(Source material):

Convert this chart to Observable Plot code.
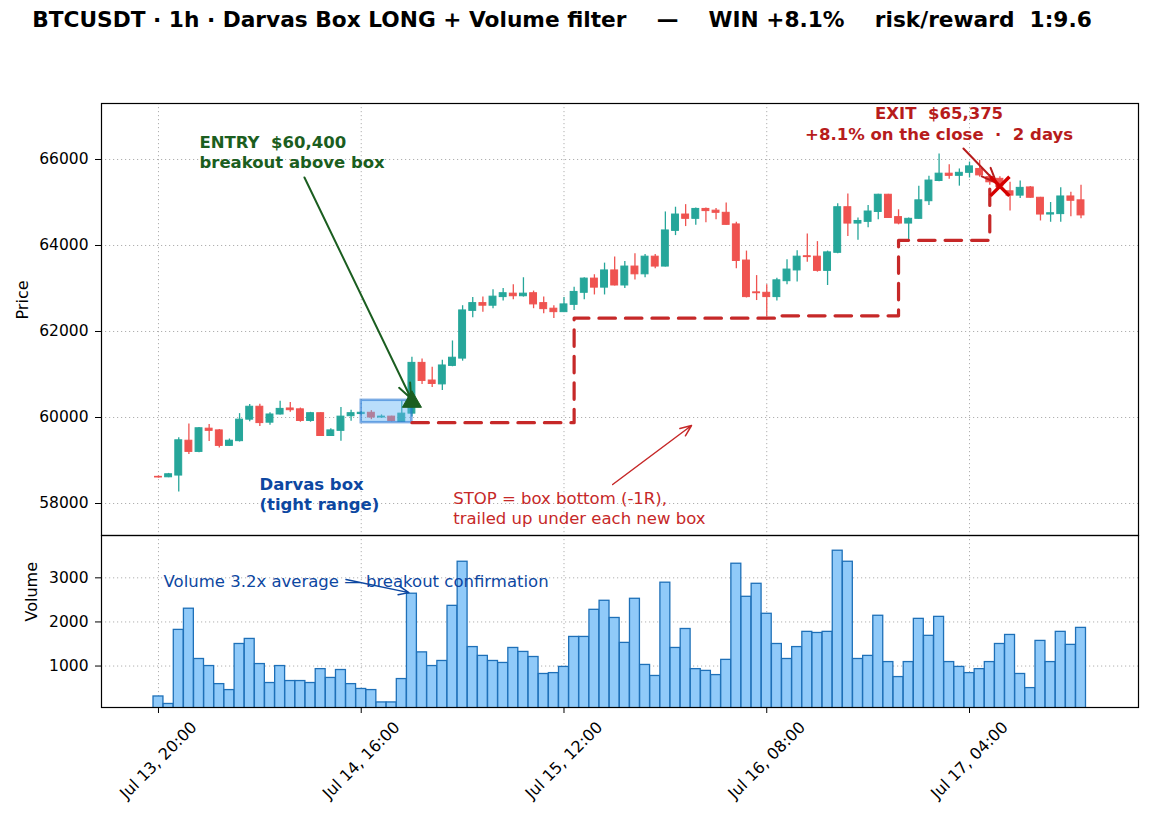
<!DOCTYPE html>
<html>
<head>
<meta charset="utf-8">
<script src="https://cdn.jsdelivr.net/npm/d3@7"></script>
<script src="https://cdn.jsdelivr.net/npm/@observablehq/plot@0.6"></script>
<style>
  body { margin: 0; background: #fff; font-family: "DejaVu Sans", sans-serif; }
  #fig { position: relative; width: 1149px; height: 818px; overflow: hidden; background: #fff; }
  #title { position: absolute; left: 0; top: 7px; width: 1124px; text-align: center;
           font-weight: bold; font-size: 21.7px; white-space: pre; color: #000; }
  #price { position: absolute; left: 0; top: 93px; }
  #volume { position: absolute; left: 0; top: 535px; }
  svg { overflow: visible; }
</style>
</head>
<body>
<div id="fig">
  <div id="title"></div>
  <div id="price"></div>
  <div id="volume"></div>
</div>
<script>
// ---- chart text ----
const titleText = "BTCUSDT · 1h · Darvas Box LONG + Volume filter    —    WIN +8.1%    risk/reward  1:9.6";

// ---- hourly candles, starting Jul 13 20:00 (UTC) ----
const startTime = Date.UTC(2024, 6, 13, 20);
const open  = [58620,58610,58650,59460,59200,59740,59700,59340,59450,59950,
               60250,59880,60070,60210,60190,59920,60100,59570,59690,60030,
               60080,60110,60000,60020,59900,60090,61270,60860,60770,61200,
               61370,62480,62660,62600,62800,62880,62820,62890,62660,62530,
               62450,62620,62900,63230,63020,63420,63070,63510,63330,63740,
               63510,64340,64720,64620,64850,64810,64760,64490,63650,62910,
               62900,62800,63170,63420,63750,63740,63410,63830,64890,64510,
               64550,64780,65180,64660,64510,64620,65030,65500,65670,65620,
               65690,65780,65590,65550,65260,65160,65350,65110,64720,64730,
               65140,65050];
const high  = [58640,58700,59530,59850,59770,59840,59720,59500,60090,60300,
               60310,60110,60380,60350,60220,60120,60110,59740,60230,60170,
               60140,60160,60060,60030,60380,61400,61360,61170,61330,61780,
               62600,62790,62800,62970,63000,63090,63250,62940,62800,62600,
               62790,63030,63250,63320,63590,63730,63630,63810,63790,63790,
               64780,64890,64950,64870,64870,64860,64990,64540,63870,63300,
               63090,63240,63670,63880,64270,64090,63870,64970,65200,64640,
               64930,65190,65190,64830,64640,65380,65610,66130,65880,65780,
               65940,65980,65650,65600,65470,65500,65370,65120,65000,65340,
               65240,65400];
const low   = [58590,58600,58270,59140,59180,59440,59290,59330,59430,59900,
               59790,59820,60060,60120,59890,59890,59560,59560,59450,59910,
               60050,59950,59980,59900,59890,60010,60770,60700,60630,61180,
               61310,62320,62450,62530,62710,62740,62800,62530,62410,62300,
               62440,62490,62740,62850,62850,63060,63000,63200,63250,63460,
               63500,64230,64440,64470,64530,64600,64470,63460,62780,62720,
               62340,62710,63090,63150,63610,63380,63070,63810,64210,64120,
               64410,64600,64630,64480,64140,64610,64930,65480,65540,65380,
               65570,65590,65400,65300,64800,65090,65100,64570,64540,64540,
               64670,64620];
const close = [58605,58680,59470,59200,59750,59690,59340,59460,59950,60250,
               59870,60070,60200,60170,59920,60100,59570,59700,60020,60100,
               60110,60000,60020,59920,60090,61270,60850,60780,61210,61390,
               62490,62660,62600,62810,62890,62820,62880,62630,62520,62450,
               62630,62920,63230,63020,63420,63070,63510,63330,63740,63510,
               64350,64720,64620,64850,64800,64760,64480,63640,62800,62890,
               62800,63190,63440,63740,63730,63410,63840,64890,64510,64570,
               64790,65180,64640,64510,64620,65050,65510,65670,65620,65690,
               65840,65630,65470,65375,65160,65340,65110,64720,64750,65140,
               65040,64700];
const volume = [310,140,1820,2300,1160,1000,590,455,1500,1615,
                1045,615,1000,660,660,615,930,730,910,590,
                480,455,175,175,705,2640,1310,1000,1115,2365,
                3365,1430,1230,1115,1070,1410,1320,1205,820,840,
                980,1660,1660,2275,2480,2090,1525,2525,1025,775,
                2890,1410,1840,930,890,795,1140,3320,2570,2865,
                2185,1500,1160,1430,1775,1750,1775,3615,3365,1160,
                1230,2140,1090,750,1090,2070,1685,2115,1090,980,
                840,930,1090,1500,1705,820,500,1570,1090,1775,
                1480,1865];

// ---- trade levels (hour index from start, price) ----
const boxStartHour = 20, boxEndHour = 25;
const boxLow = 59880, boxHigh = 60400;
const entryHour = 25, entryPrice = 60400;
const exitHour = 83, exitPrice = 65375;
const stopHours  = [25, 41, 61, 73, 82, 83];
const stopLevels = [59880, 62310, 62365, 64120, 65375, 65375];

// ---- axes ----
const xTickHours  = [0, 20, 40, 60, 80];
const xTickLabels = ["Jul 13, 20:00", "Jul 14, 16:00", "Jul 15, 12:00", "Jul 16, 08:00", "Jul 17, 04:00"];
const priceTicks  = [58000, 60000, 62000, 64000, 66000];
const volumeTicks = [1000, 2000, 3000];

// ---- colours ----
const upColor = "#26a69a", downColor = "#ef5350";
const gridStyle = {stroke: "#b0b0b0", strokeOpacity: 1, strokeWidth: 1, strokeDasharray: "1.2,2.8"};

const HOUR = 3600e3;
const T = h => new Date(startTime + h * HOUR);
const xDomain = [T(-5.62), T(96.67)];
const xTicks = xTickHours.map(T);

const candles = open.map((o, i) => ({i, t: T(i), o, h: high[i], l: low[i], c: close[i]}));
const bars = volume.map((v, i) => ({i, t: T(i), v}));
const candleColor = d => d.c >= d.o ? upColor : downColor;
const stopPath = stopHours.map((h, k) => ({t: T(h), p: stopLevels[k]}));

document.getElementById("title").textContent = titleText;

const font = "DejaVu Sans";

// ---- price panel ----
const price = Plot.plot({
  width: 1149, height: 442,
  marginTop: 10, marginBottom: 0, marginLeft: 101, marginRight: 11,
  style: {fontFamily: font, fontSize: "15px", color: "#000", background: "transparent", overflow: "visible"},
  x: {type: "utc", domain: xDomain, axis: null},
  y: {domain: [57256, 67302]},
  marks: [
    Plot.gridX(xTicks, gridStyle),
    Plot.gridY(priceTicks, gridStyle),
    Plot.axisY(priceTicks, {tickSize: 6, tickPadding: 7, fontSize: 15.5, label: null, tickFormat: d => String(d)}),
    Plot.text(["Price"], {frameAnchor: "left", dx: -79, rotate: -90, fontSize: 16, fill: "#000"}),
    // candle wicks and bodies
    Plot.ruleX(candles, {x: "t", y1: "l", y2: "h", stroke: candleColor, strokeWidth: 1.3}),
    Plot.rect(candles, {x1: d => T(d.i - 0.34), x2: d => T(d.i + 0.34), y1: "o", y2: "c",
                        fill: candleColor, stroke: candleColor, strokeWidth: 1}),
    // consolidation box
    Plot.rect([{}], {x1: T(boxStartHour), x2: T(boxEndHour), y1: boxLow, y2: boxHigh,
                     fill: "#64b5f6", fillOpacity: 0.45, stroke: "#1e6fd0", strokeOpacity: 0.55, strokeWidth: 2.5}),
    // trailing stop
    Plot.line(stopPath, {x: "t", y: "p", curve: "step-after", stroke: "#c62828", strokeWidth: 3.2,
                         strokeDasharray: "16.5,10"}),
    // entry
    Plot.arrow([{}], {x1: T(14.4), y1: 65581, x2: T(entryHour), y2: entryPrice, insetEnd: 2,
                      stroke: "#1b5e20", strokeWidth: 2, headLength: 12, headAngle: 45}),
    Plot.dot([{t: T(entryHour), p: entryPrice}], {x: "t", y: "p", symbol: "triangle", r: 7.1, dy: 1.5,
                                                  fill: "#1b5e20", stroke: "#1b5e20", strokeWidth: 1}),
    Plot.text(["ENTRY  $60,400\nbreakout above box"], {x: T(4.04), y: 66186, textAnchor: "start", lineAnchor: "middle",
                                                       lineHeight: 1.25, fontSize: 16.5, fontWeight: "bold", fill: "#1b5e20"}),
    Plot.text(["Darvas box\n(tight range)"], {x: T(9.96), y: 58233, textAnchor: "start", lineAnchor: "middle",
                                               lineHeight: 1.25, fontSize: 16.5, fontWeight: "bold", fill: "#0d47a1"}),
    // stop annotation
    Plot.arrow([{}], {x1: T(44.8), y1: 58442, x2: T(52.58), y2: 59814,
                      stroke: "#c62828", strokeWidth: 1.5, headLength: 12, headAngle: 45}),
    Plot.text(["STOP = box bottom (-1R),\ntrailed up under each new box"], {x: T(29.07), y: 57900, textAnchor: "start",
               lineAnchor: "middle", lineHeight: 1.22, fontSize: 16.5, fill: "#c62828"}),
    // exit
    Plot.arrow([{}], {x1: T(79.4), y1: 66256, x2: T(exitHour), y2: exitPrice, insetEnd: 5,
                      stroke: "#b71c1c", strokeWidth: 2, headLength: 12, headAngle: 45}),
    Plot.dot([{t: T(exitHour), p: exitPrice}], {x: "t", y: "p", symbol: "times", r: 8.7,
                                               stroke: "#d50000", strokeWidth: 3.5}),
    Plot.text(["EXIT  $65,375\n+8.1% on the close  ·  2 days"], {x: T(77.0), y: 66850, textAnchor: "middle",
               lineAnchor: "middle", lineHeight: 1.27, fontSize: 16.5, fontWeight: "bold", fill: "#b71c1c"}),
    Plot.frame({stroke: "#000", strokeWidth: 1.2})
  ]
});
document.getElementById("price").append(price);

// ---- volume panel ----
const vol = Plot.plot({
  width: 1149, height: 283,
  marginTop: 0, marginBottom: 111, marginLeft: 101, marginRight: 11,
  style: {fontFamily: font, fontSize: "15px", color: "#000", background: "transparent", overflow: "visible"},
  x: {type: "utc", domain: xDomain},
  y: {domain: [60, 3960]},
  marks: [
    Plot.gridX(xTicks, gridStyle),
    Plot.gridY(volumeTicks, gridStyle),
    Plot.rectY(bars, {x1: d => T(d.i - 0.49), x2: d => T(d.i + 0.49), y1: 0, y2: "v", clip: true,
                      fill: "#90caf9", stroke: "#1e70b8", strokeWidth: 1.3}),
    Plot.axisY(volumeTicks, {tickSize: 6, tickPadding: 7, fontSize: 15.5, label: null, tickFormat: d => String(d)}),
    Plot.text(["Volume"], {frameAnchor: "left", dx: -70, rotate: -90, fontSize: 16, fill: "#000"}),
    Plot.axisX(xTicks, {tickSize: 6, tickFormat: () => "", label: null}),
    Plot.text(xTicks, {x: d => d, text: (d, i) => xTickLabels[i], frameAnchor: "bottom", dy: 53,
                       rotate: -45, textAnchor: "middle", lineAnchor: "middle", fontSize: 16, fill: "#000"}),
    Plot.arrow([{}], {x1: T(18.5), y1: 2960, x2: T(24.7), y2: 2665,
                      stroke: "#0d47a1", strokeWidth: 1.5, headLength: 11, headAngle: 45}),
    Plot.text(["Volume 3.2x average — breakout confirmation"], {x: T(0.5), y: 2923, textAnchor: "start",
               lineAnchor: "middle", fontSize: 16.5, fill: "#0d47a1"}),
    Plot.frame({stroke: "#000", strokeWidth: 1.2})
  ]
});
document.getElementById("volume").append(vol);
</script>
</body>
</html>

(What is needed): Copy each line above containing the string "chart".

(Answer to this exercise):
Convert this chart to Observable Plot code.
// ---- chart text ----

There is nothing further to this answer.